*Goal:* Copy out each line exactly; pictures stay out of the copy.

>> BEGIN Data shown

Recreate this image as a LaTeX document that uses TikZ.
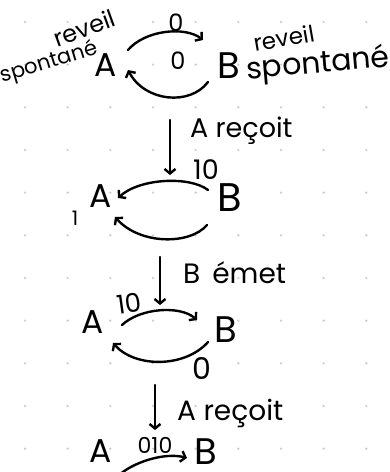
\documentclass[tikz,border=0pt]{standalone}
\usepackage{fontspec}
\setmainfont{Poppins}
\usetikzlibrary{arrows.meta,calc}
\definecolor{dotc}{RGB}{205,205,205}
\tikzset{
  hw/.style={line width=2.4pt,line cap=round,line join=round,black},
  arr/.style={hw,-{Straight Barb[length=4.5pt,width=11pt]}},
  stA/.style={inner sep=0pt,font=\fontsize{33}{33}\selectfont},
  stB/.style={inner sep=0pt,font=\fontsize{37}{37}\selectfont},
  lbl/.style={inner sep=0pt,font=\fontsize{24}{24}\selectfont},
  note/.style={inner sep=0pt,font=\fontsize{25}{25}\selectfont},
}
\begin{document}
\begin{tikzpicture}[x=1pt,y=-1pt]
\useasboundingbox (0,0) rectangle (390,472);
\foreach \i in {0,...,8} \foreach \j in {0,...,10}
  \fill[dotc] (25+42.67*\i,22+42.67*\j) circle (1.3);
% --- stage 1
\node[stA] (A1) at (106,65) {A};
\node[stB] (B1) at (229,66) {B};
\node[lbl] (z1) at (176,23) {0};
\node[lbl] (z2) at (178,61) {0};
\node[note,font=\fontsize{24}{24}\selectfont,rotate=20] (rv1) at (84,28) {reveil};
\node[note,font=\fontsize{21}{21}\selectfont,rotate=17] (sp1) at (49,63) {spontané};
\node[note,font=\fontsize{23}{23}\selectfont,rotate=10] (rv2) at (284,38) {reveil};
\node[note,font=\fontsize{30}{30}\selectfont,rotate=5] (sp2) at (318,65) {spontané};
\draw[arr] ($(A1)+(22,-15)$) .. controls +(17,-20) and +(-18,-14) .. ($(B1)+(-26,-26)$);
\draw[arr] ($(B1)+(-21,16)$) .. controls +(-18,24) and +(17,32) .. ($(A1)+(22,5)$);
% --- transition 1
\coordinate (d1s) at (170,120);
\coordinate (d1e) at (170,175);
\draw[arr] (d1s) -- (d1e);
\node[note,anchor=base west,font=\fontsize{27}{27}\selectfont] (t1) at (190,137) {A reçoit};
% --- stage 2
\node[stA] (A2) at (101,196) {A};
\node[stB,font=\fontsize{40}{40}\selectfont] (B2) at (230,198) {B};
\node[lbl,font=\fontsize{27}{27}\selectfont] (z3) at (206,170) {10};
\node[lbl,font=\fontsize{20}{20}\selectfont] (z4) at (75,218) {1};
\draw[arr] ($(B2)+(-22,-8)$) .. controls +(-18,-14) and +(22,-20) .. ($(A2)+(17,2)$);
\draw[arr] ($(B2)+(-23,27)$) .. controls +(-17,20) and +(25,28) .. ($(A2)+(14,21)$);
% --- transition 2
\coordinate (d2s) at (160,257);
\coordinate (d2e) at (160,305);
\draw[arr] (d2s) -- (d2e);
\node[note,anchor=base west,font=\fontsize{28}{28}\selectfont] (t2) at (183,283) {B\hspace{12pt}émet};
% --- stage 3
\node[stA] (A3) at (93,322) {A};
\node[stB] (B3) at (226,330) {B};
\node[lbl,font=\fontsize{26}{26}\selectfont,rotate=8] (z5) at (129,303) {10};
\node[lbl,font=\fontsize{30}{30}\selectfont] (z6) at (202,368) {0};
\draw[arr] ($(A3)+(29,3)$) .. controls +(18,-17) and +(-17,-15) .. ($(B3)+(-29,-10)$);
\draw[arr] ($(B3)+(-18,12)$) .. controls +(-23,26) and +(22,25) .. ($(A3)+(20,21)$);
% --- transition 3
\coordinate (d3s) at (155,385);
\coordinate (d3e) at (155,430);
\draw[arr] (d3s) -- (d3e);
\node[note,anchor=base west,font=\fontsize{28}{28}\selectfont] (t3) at (177,420) {A reçoit};
% --- stage 4
\node[stA] (A4) at (101,451) {A};
\node[stB] (B4) at (206,452) {B};
\node[lbl,font=\fontsize{22}{22}\selectfont] (z7) at (155,445) {010};
\draw[arr] ($(A4)+(17,25)$) .. controls +(15,-14) and +(-22,-6) .. ($(B4)+(-19,6)$);
\end{tikzpicture}
\end{document}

>> END Data shown

*Answer below:*
Recreate this image as a LaTeX document that uses TikZ.
\documentclass[tikz,border=0pt]{standalone}
\usepackage{fontspec}
\setmainfont{Poppins}
\usetikzlibrary{arrows.meta,calc}
\definecolor{dotc}{RGB}{205,205,205}
\tikzset{
  hw/.style={line width=2.4pt,line cap=round,line join=round,black},
  arr/.style={hw,-{Straight Barb[length=4.5pt,width=11pt]}},
  stA/.style={inner sep=0pt,font=\fontsize{33}{33}\selectfont},
  stB/.style={inner sep=0pt,font=\fontsize{37}{37}\selectfont},
  lbl/.style={inner sep=0pt,font=\fontsize{24}{24}\selectfont},
  note/.style={inner sep=0pt,font=\fontsize{25}{25}\selectfont},
}
\begin{document}
\begin{tikzpicture}[x=1pt,y=-1pt]
\useasboundingbox (0,0) rectangle (390,472);
\foreach \i in {0,...,8} \foreach \j in {0,...,10}
  \fill[dotc] (25+42.67*\i,22+42.67*\j) circle (1.3);
% --- stage 1
\node[stA] (A1) at (106,65) {A};
\node[stB] (B1) at (229,66) {B};
\node[lbl] (z1) at (176,23) {0};
\node[lbl] (z2) at (178,61) {0};
\node[note,font=\fontsize{24}{24}\selectfont,rotate=20] (rv1) at (84,28) {reveil};
\node[note,font=\fontsize{21}{21}\selectfont,rotate=17] (sp1) at (49,63) {spontané};
\node[note,font=\fontsize{23}{23}\selectfont,rotate=10] (rv2) at (284,38) {reveil};
\node[note,font=\fontsize{30}{30}\selectfont,rotate=5] (sp2) at (318,65) {spontané};
\draw[arr] ($(A1)+(22,-15)$) .. controls +(17,-20) and +(-18,-14) .. ($(B1)+(-26,-26)$);
\draw[arr] ($(B1)+(-21,16)$) .. controls +(-18,24) and +(17,32) .. ($(A1)+(22,5)$);
% --- transition 1
\coordinate (d1s) at (170,120);
\coordinate (d1e) at (170,175);
\draw[arr] (d1s) -- (d1e);
\node[note,anchor=base west,font=\fontsize{27}{27}\selectfont] (t1) at (190,137) {A reçoit};
% --- stage 2
\node[stA] (A2) at (101,196) {A};
\node[stB,font=\fontsize{40}{40}\selectfont] (B2) at (230,198) {B};
\node[lbl,font=\fontsize{27}{27}\selectfont] (z3) at (206,170) {10};
\node[lbl,font=\fontsize{20}{20}\selectfont] (z4) at (75,218) {1};
\draw[arr] ($(B2)+(-22,-8)$) .. controls +(-18,-14) and +(22,-20) .. ($(A2)+(17,2)$);
\draw[arr] ($(B2)+(-23,27)$) .. controls +(-17,20) and +(25,28) .. ($(A2)+(14,21)$);
% --- transition 2
\coordinate (d2s) at (160,257);
\coordinate (d2e) at (160,305);
\draw[arr] (d2s) -- (d2e);
\node[note,anchor=base west,font=\fontsize{28}{28}\selectfont] (t2) at (183,283) {B\hspace{12pt}émet};
% --- stage 3
\node[stA] (A3) at (93,322) {A};
\node[stB] (B3) at (226,330) {B};
\node[lbl,font=\fontsize{26}{26}\selectfont,rotate=8] (z5) at (129,303) {10};
\node[lbl,font=\fontsize{30}{30}\selectfont] (z6) at (202,368) {0};
\draw[arr] ($(A3)+(29,3)$) .. controls +(18,-17) and +(-17,-15) .. ($(B3)+(-29,-10)$);
\draw[arr] ($(B3)+(-18,12)$) .. controls +(-23,26) and +(22,25) .. ($(A3)+(20,21)$);
% --- transition 3
\coordinate (d3s) at (155,385);
\coordinate (d3e) at (155,430);
\draw[arr] (d3s) -- (d3e);
\node[note,anchor=base west,font=\fontsize{28}{28}\selectfont] (t3) at (177,420) {A reçoit};
% --- stage 4
\node[stA] (A4) at (101,451) {A};
\node[stB] (B4) at (206,452) {B};
\node[lbl,font=\fontsize{22}{22}\selectfont] (z7) at (155,445) {010};
\draw[arr] ($(A4)+(17,25)$) .. controls +(15,-14) and +(-22,-6) .. ($(B4)+(-19,6)$);
\end{tikzpicture}
\end{document}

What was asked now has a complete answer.